But turns out it was a funk _. And the title "Na raba toma tapão" in
Portuguese is hilarious, something like "Slap that arse"?

_ Nothing like the old style funk, but a style that mixes other styles and
very popular in the outskirts of Rio and Sao Paulo, and also in the favelas -
[https://en.wikipedia.org/wiki/Funk_carioca](https://en.wikipedia.org/wiki/Funk_carioca)

------
polytely
I love complaining about 'kids these days' & their music tastes as much as the
next guy, but don't lose sight of the fact that we now have more access to
amazing music than ever before. You just have to find it. I thought I would
share some cool links that help me find music.

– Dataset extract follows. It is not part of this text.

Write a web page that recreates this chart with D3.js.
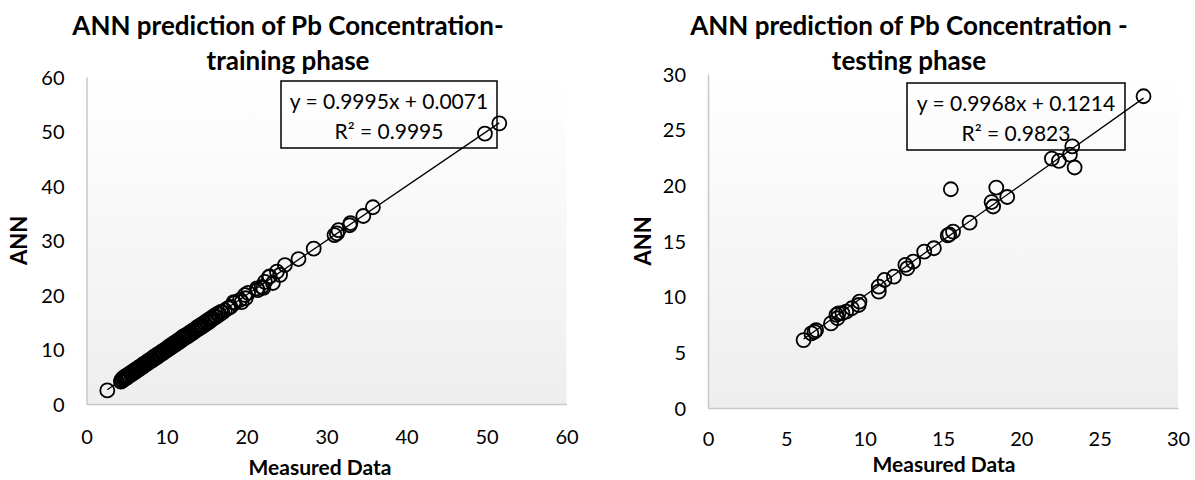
<!DOCTYPE html>
<html lang="en">
<head>
<meta charset="UTF-8">
<title>ANN prediction of Pb Concentration</title>
<script src="https://cdn.jsdelivr.net/npm/d3@7"></script>
<style>
  body { margin: 0; background: #fff; }
  svg text { font-family: Lato, "Noto Sans", sans-serif; fill: #000; }
</style>
</head>
<body>
<div id="chart"></div>
<script>
// training phase: measured vs ANN output
var trainMeasured = [2.6, 4.3, 4.4, 4.5, 4.6, 4.7, 4.8, 4.9, 5.0, 5.1, 5.2, 5.35, 5.5, 5.6, 5.75, 5.9, 6.0, 6.1,
  6.25, 6.4, 6.5, 6.6, 6.75, 6.9, 7.0, 7.1, 7.2, 7.35, 7.5, 7.6, 7.7, 7.85, 8.0, 8.1, 8.2, 8.3, 8.45,
  8.6, 8.7, 8.8, 8.9, 9.0, 9.1, 9.25, 9.4, 9.5, 9.6, 9.7, 9.85, 10.0, 10.1, 10.2, 10.35, 10.5, 10.6,
  10.7, 10.85, 11.0, 11.1, 11.2, 11.35, 11.5, 11.6, 11.7, 11.85, 12.0, 12.1, 12.25, 12.4, 12.5, 12.65,
  12.8, 12.9, 13.0, 13.15, 13.3, 13.4, 13.55, 13.7, 13.85, 14.0, 14.1, 14.25, 14.4, 14.55, 14.7, 14.85,
  15.0, 15.15, 15.3, 15.45, 15.6, 15.8, 16.0, 16.2, 16.4, 16.6, 16.8, 17.0, 17.3, 17.7, 18.0, 18.4,
  18.5, 19.2, 19.4, 19.8, 19.9, 20.2, 21.3, 21.4, 21.9, 22.1, 22.3, 22.8, 22.9, 23.3, 23.8, 24.2,
  24.8, 26.5, 28.4, 31.0, 31.3, 31.5, 32.9, 33.0, 34.6, 35.8, 49.8, 51.6];
var trainAnn = [2.5, 4.1, 4.5, 4.3, 4.8, 4.6, 5.0, 4.7, 5.2, 4.9, 5.4, 5.2, 5.7, 5.4, 5.9, 5.7, 6.2, 5.9,
  6.4, 6.2, 6.7, 6.4, 6.9, 6.7, 7.2, 6.9, 7.4, 7.2, 7.7, 7.4, 7.9, 7.7, 8.2, 7.9, 8.4, 8.1, 8.7,
  8.4, 8.9, 8.6, 9.1, 8.8, 9.3, 9.1, 9.6, 9.3, 9.8, 9.5, 10.0, 9.8, 10.3, 10.0, 10.6, 10.3, 10.8,
  10.5, 11.1, 10.8, 11.3, 11.0, 11.6, 11.3, 11.8, 11.5, 12.1, 12.3, 11.9, 12.5, 12.2, 12.7, 12.4,
  13.0, 12.7, 13.2, 12.9, 13.5, 13.2, 13.7, 13.5, 14.1, 13.8, 14.3, 14.0, 14.6, 14.3, 14.9, 14.6,
  15.2, 14.9, 15.5, 15.2, 15.8, 15.6, 16.2, 16.0, 16.6, 16.4, 16.9, 16.8, 17.2, 17.6, 17.8, 18.7,
  18.5, 19.1, 18.7, 20.0, 19.4, 20.4, 21.2, 20.9, 21.5, 21.3, 22.4, 23.3, 23.4, 22.2, 24.3, 23.7,
  25.5, 26.6, 28.5, 31.0, 31.3, 31.9, 32.8, 33.2, 34.5, 36.1, 49.6, 51.5];

// testing phase: measured vs ANN output
var testMeasured = [6.1, 6.6, 6.8, 6.9, 7.85, 8.2, 8.26, 8.33, 8.58, 8.82, 9.18, 9.62, 9.67, 10.9, 10.9,
  11.26, 11.87, 12.6, 12.72, 13.1, 13.8, 14.42, 15.3, 15.4, 15.5, 15.64, 16.7, 18.1, 18.2, 18.4,
  19.1, 21.95, 22.4, 23.1, 23.25, 23.4, 27.8];
var testAnn = [6.1, 6.7, 6.85, 7.0, 7.6, 8.36, 8.06, 8.5, 8.53, 8.66, 8.96, 9.25, 9.55, 10.9, 10.45,
  11.5, 11.8, 12.85, 12.55, 13.15, 14.05, 14.35, 15.5, 15.6, 19.65, 15.84, 16.65, 18.5, 18.1, 19.8,
  18.95, 22.4, 22.2, 22.75, 23.5, 21.6, 28.0];

var trainTitle = ["ANN prediction of Pb Concentration-", "training phase"];
var testTitle = ["ANN prediction of Pb Concentration -", "testing phase"];
var trainEq = ["y = 0.9995x + 0.0071", "R² = 0.9995"];
var testEq = ["y = 0.9968x + 0.1214", "R² = 0.9823"];
var trainFit = {slope: 0.9995, intercept: 0.0071};
var testFit = {slope: 0.9968, intercept: 0.1214};
var trainTicks = [0, 10, 20, 30, 40, 50, 60];
var testTicks = [0, 5, 10, 15, 20, 25, 30];

var svg = d3.select("#chart").append("svg")
    .attr("width", 1195)
    .attr("height", 480);

var defs = svg.append("defs");
var grad = defs.append("linearGradient")
    .attr("id", "plotBg")
    .attr("x1", 0).attr("y1", 0).attr("x2", 0).attr("y2", 1);
grad.append("stop").attr("offset", "0%").attr("stop-color", "#ffffff");
grad.append("stop").attr("offset", "100%").attr("stop-color", "#eeeeee");

function drawPanel(p) {
    var x = d3.scaleLinear().domain([0, p.max]).range([p.left, p.right]);
    var y = d3.scaleLinear().domain([0, p.max]).range([p.bottom, p.top]);
    var g = svg.append("g");

    // plot area
    g.append("rect")
        .attr("x", p.left).attr("y", p.top)
        .attr("width", p.right - p.left).attr("height", p.bottom - p.top)
        .attr("fill", "url(#plotBg)");

    // axes (no tick marks, grey line only)
    var xAxis = g.append("g")
        .attr("transform", "translate(0," + p.bottom + ")")
        .call(d3.axisBottom(x).tickValues(p.ticks).tickSize(0).tickPadding(24));
    var yAxis = g.append("g")
        .attr("transform", "translate(" + p.left + ",0)")
        .call(d3.axisLeft(y).tickValues(p.ticks).tickSize(0).tickPadding(22));
    [xAxis, yAxis].forEach(function (a) {
        a.select(".domain").attr("stroke", "#c8c8c8").attr("stroke-width", 1.5);
        a.selectAll("text")
            .style("font-family", "Lato, sans-serif")
            .style("font-size", "20px")
            .attr("fill", "#000");
    });
    xAxis.selectAll("text").attr("dy", "0.35em").attr("y", p.xTickY - p.bottom);
    yAxis.selectAll("text").attr("dy", "0.35em");

    // trendline over the data range
    var xs = d3.extent(p.measured);
    g.append("line")
        .attr("x1", x(xs[0])).attr("y1", y(p.fit.slope * xs[0] + p.fit.intercept))
        .attr("x2", x(xs[1])).attr("y2", y(p.fit.slope * xs[1] + p.fit.intercept))
        .attr("stroke", "#000").attr("stroke-width", 1.3);

    // markers
    g.append("g").selectAll("circle")
        .data(p.measured)
        .join("circle")
        .attr("cx", function (d) { return x(d); })
        .attr("cy", function (d, i) { return y(p.ann[i]); })
        .attr("r", 7)
        .attr("fill", "none")
        .attr("stroke", "#000")
        .attr("stroke-width", 1.8);

    // equation box
    g.append("rect")
        .attr("x", p.box[0]).attr("y", p.box[1])
        .attr("width", p.box[2]).attr("height", p.box[3])
        .attr("fill", "none").attr("stroke", "#000").attr("stroke-width", 1.5);
    g.selectAll(".eq")
        .data(p.eq)
        .join("text")
        .attr("x", p.box[0] + p.box[2] / 2)
        .attr("y", function (d, i) { return p.box[1] + 28 + i * 30; })
        .attr("text-anchor", "middle")
        .style("font-size", "21px")
        .text(function (d) { return d; });

    // title
    g.selectAll(".title")
        .data(p.title)
        .join("text")
        .attr("x", p.titleX)
        .attr("y", function (d, i) { return p.titleY + i * 35; })
        .attr("text-anchor", "middle")
        .style("font-size", "26px")
        .style("font-weight", "bold")
        .text(function (d) { return d; });

    // axis titles
    g.append("text")
        .attr("x", p.xTitleX)
        .attr("y", p.xTitleY)
        .attr("text-anchor", "middle")
        .style("font-size", "21px")
        .style("font-weight", "bold")
        .text("Measured Data");
    g.append("text")
        .attr("transform", "translate(" + p.yTitleX + "," + ((p.top + p.bottom) / 2) + ") rotate(-90)")
        .attr("text-anchor", "middle")
        .style("font-size", "22px")
        .style("font-weight", "bold")
        .text("ANN");
}

drawPanel({
    measured: trainMeasured, ann: trainAnn, fit: trainFit, ticks: trainTicks, max: 60,
    left: 86.5, right: 566.5, top: 77, bottom: 404,
    xTickY: 437, xTitleX: 320, xTitleY: 475, yTitleX: 27,
    title: trainTitle, titleX: 288, titleY: 35,
    eq: trainEq, box: [281, 81, 216, 67]
});

drawPanel({
    measured: testMeasured, ann: testAnn, fit: testFit, ticks: testTicks, max: 30,
    left: 708, right: 1178, top: 74, bottom: 408,
    xTickY: 439, xTitleX: 944, xTitleY: 472, yTitleX: 651,
    title: testTitle, titleX: 909, titleY: 35,
    eq: testEq, box: [907, 83, 218, 67]
});
</script>
</body>
</html>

NPR Tiny Desk concerts are one of my favourite ways to discover new music.
Their audio team is so great the recording often sound better than the studio
versions:

Anderson .Paak & The Free Nationals:

[https://www.youtube.com/watch?v=ferZnZ0_rSM](https://www.youtube.com/watch?v=ferZnZ0_rSM)

Snarky Puppy:

[https://www.youtube.com/watch?v=vfzu33BfRHE&t=107s](https://www.youtube.com/watch?v=vfzu33BfRHE&t=107s)

KEXP has an amazing YouTube channel where they post full performances of an
amazingly diverse array of artists. Discovered my currently favourite artist
ADHD via them:

ADHD:

[https://www.youtube.com/watch?v=MSHSpy_Iy_g](https://www.youtube.com/watch?v=MSHSpy_Iy_g)

Public Service Broadcasting:

[https://youtu.be/mScesON6Kx4?t=41](https://youtu.be/mScesON6Kx4?t=41)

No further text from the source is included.